*Exercise*
Find the lines with "this" in them and copy them out.

*Data extract*

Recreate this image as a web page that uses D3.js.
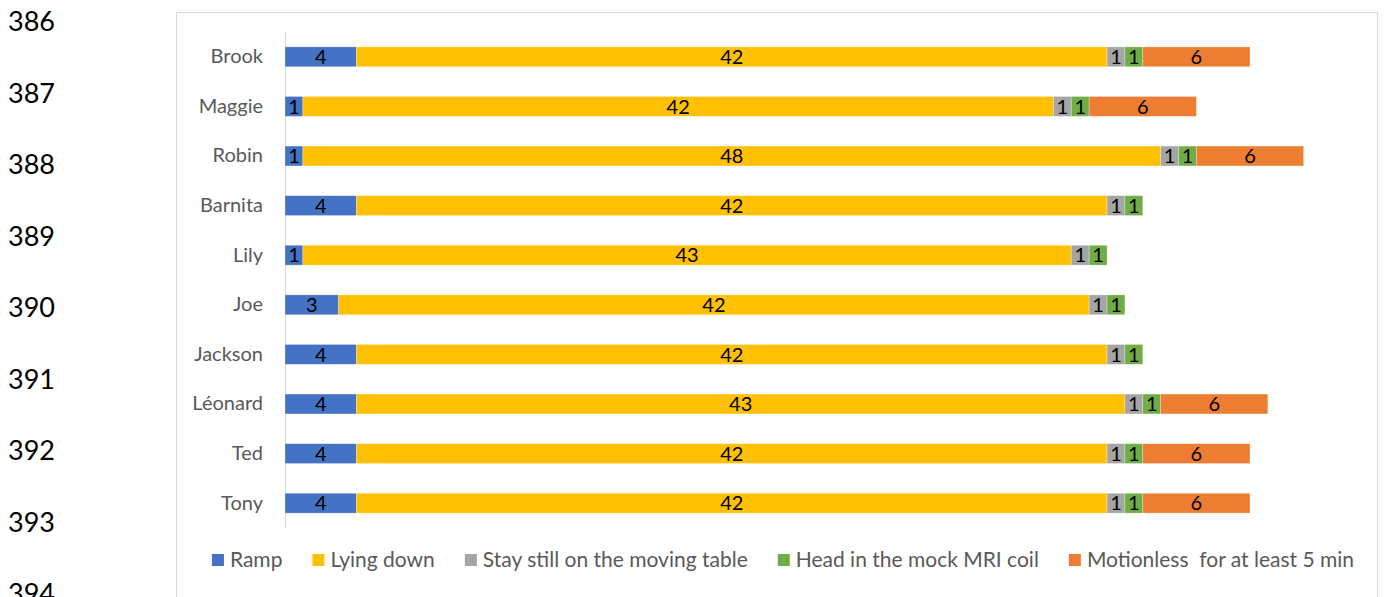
<!DOCTYPE html>
<html>
<head>
<meta charset="utf-8">
<script src="https://cdn.jsdelivr.net/npm/d3@7"></script>
<style>
  body { margin: 0; background: #fff; }
  svg { display: block; }
</style>
</head>
<body>
<svg id="chart" width="1385" height="597"></svg>
<script>
// participants, top to bottom
const names = ["Brook", "Maggie", "Robin", "Barnita", "Lily", "Joe", "Jackson", "Léonard", "Ted", "Tony"];
const stepNames = ["Ramp", "Lying down", "Stay still on the moving table", "Head in the mock MRI coil", "Motionless  for at least 5 min"];
const ramp       = [4, 1, 1, 4, 1, 3, 4, 4, 4, 4];
const lyingDown  = [42, 42, 48, 42, 43, 42, 42, 43, 42, 42];
const stayStill  = [1, 1, 1, 1, 1, 1, 1, 1, 1, 1];
const headInCoil = [1, 1, 1, 1, 1, 1, 1, 1, 1, 1];
const motionless = [6, 6, 6, 0, 0, 0, 0, 6, 6, 6];
const lineNumbers = [386, 387, 388, 389, 390, 391, 392, 393, 394];

const colors = ["#4472c4", "#ffc000", "#a5a5a5", "#70ad47", "#ed7d31"];
const font = "Lato, 'Liberation Sans', sans-serif";

const svg = d3.select("#chart");

// document line numbers on the left margin
const ln = d3.scaleLinear().domain([386, 394]).range([22, 594]);
svg.selectAll("text.lineno")
    .data(lineNumbers)
    .enter()
    .append("text")
    .attr("class", "lineno")
    .attr("x", 8)
    .attr("y", d => ln(d))
    .attr("dy", "0.35em")
    .style("font-family", font)
    .style("font-size", "27px")
    .attr("fill", "#000")
    .text(d => d);

// chart frame
svg.append("rect")
    .attr("x", 176.5)
    .attr("y", 12.5)
    .attr("width", 1201)
    .attr("height", 600)
    .attr("fill", "#fff")
    .attr("stroke", "#d9d9d9");

const rows = names.map((n, i) => ({
    name: n,
    values: [ramp[i], lyingDown[i], stayStill[i], headInCoil[i], motionless[i]]
}));

const x = d3.scaleLinear().domain([0, 54]).range([285, 1250]);
const y = d3.scaleBand().domain(names).range([32, 528]).paddingInner(0.6).paddingOuter(0.3);

// axis line + category labels
const yAxis = d3.axisLeft(y).tickSize(0).tickPadding(22);
const ga = svg.append("g").attr("transform", `translate(${x(0)},0)`).call(yAxis);
ga.select(".domain").attr("stroke", "#d9d9d9").attr("d", `M0.5,32V528`);
ga.selectAll("text")
    .style("font-family", font)
    .style("font-size", "20px")
    .attr("fill", "#595959");

// stacked segments
const segs = [];
rows.forEach(r => {
    let acc = 0;
    r.values.forEach((v, k) => {
        if (v > 0) segs.push({ name: r.name, k, v, x0: acc, x1: acc + v });
        acc += v;
    });
});

svg.append("g").selectAll("rect")
    .data(segs)
    .enter()
    .append("rect")
    .attr("x", d => x(d.x0))
    .attr("y", d => y(d.name))
    .attr("width", d => x(d.x1) - x(d.x0))
    .attr("height", y.bandwidth())
    .attr("fill", d => colors[d.k])
    .attr("stroke", "#fff")
    .attr("stroke-opacity", 0.35)
    .attr("stroke-width", 0.8);

svg.append("g").selectAll("text")
    .data(segs)
    .enter()
    .append("text")
    .attr("x", d => (x(d.x0) + x(d.x1)) / 2)
    .attr("y", d => y(d.name) + y.bandwidth() / 2)
    .attr("dy", "0.36em")
    .attr("text-anchor", "middle")
    .style("font-family", font)
    .style("font-size", "20px")
    .attr("fill", "#000")
    .text(d => d.v);

// legend
const legend = svg.append("g").attr("transform", "translate(0,560)");
const items = legend.selectAll("g")
    .data(stepNames)
    .enter()
    .append("g");
items.append("rect")
    .attr("width", 12)
    .attr("height", 12)
    .attr("y", -6)
    .attr("fill", (d, i) => colors[i]);
items.append("text")
    .attr("x", 18)
    .attr("dy", "0.35em")
    .style("font-family", font)
    .style("font-size", "21px")
    .style("white-space", "pre")
    .attr("fill", "#595959")
    .text(d => d);

const gap = 30;
const widths = items.nodes().map(n => n.getBBox().width);
const total = d3.sum(widths) + gap * (widths.length - 1);
let lx = 783 - total / 2;
items.each(function(d, i) {
    d3.select(this).attr("transform", `translate(${lx},0)`);
    lx += widths[i] + gap;
});
</script>
</body>
</html>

*Worked answer*
Recreate this image as a web page that uses D3.js.
    d3.select(this).attr("transform", `translate(${lx},0)`);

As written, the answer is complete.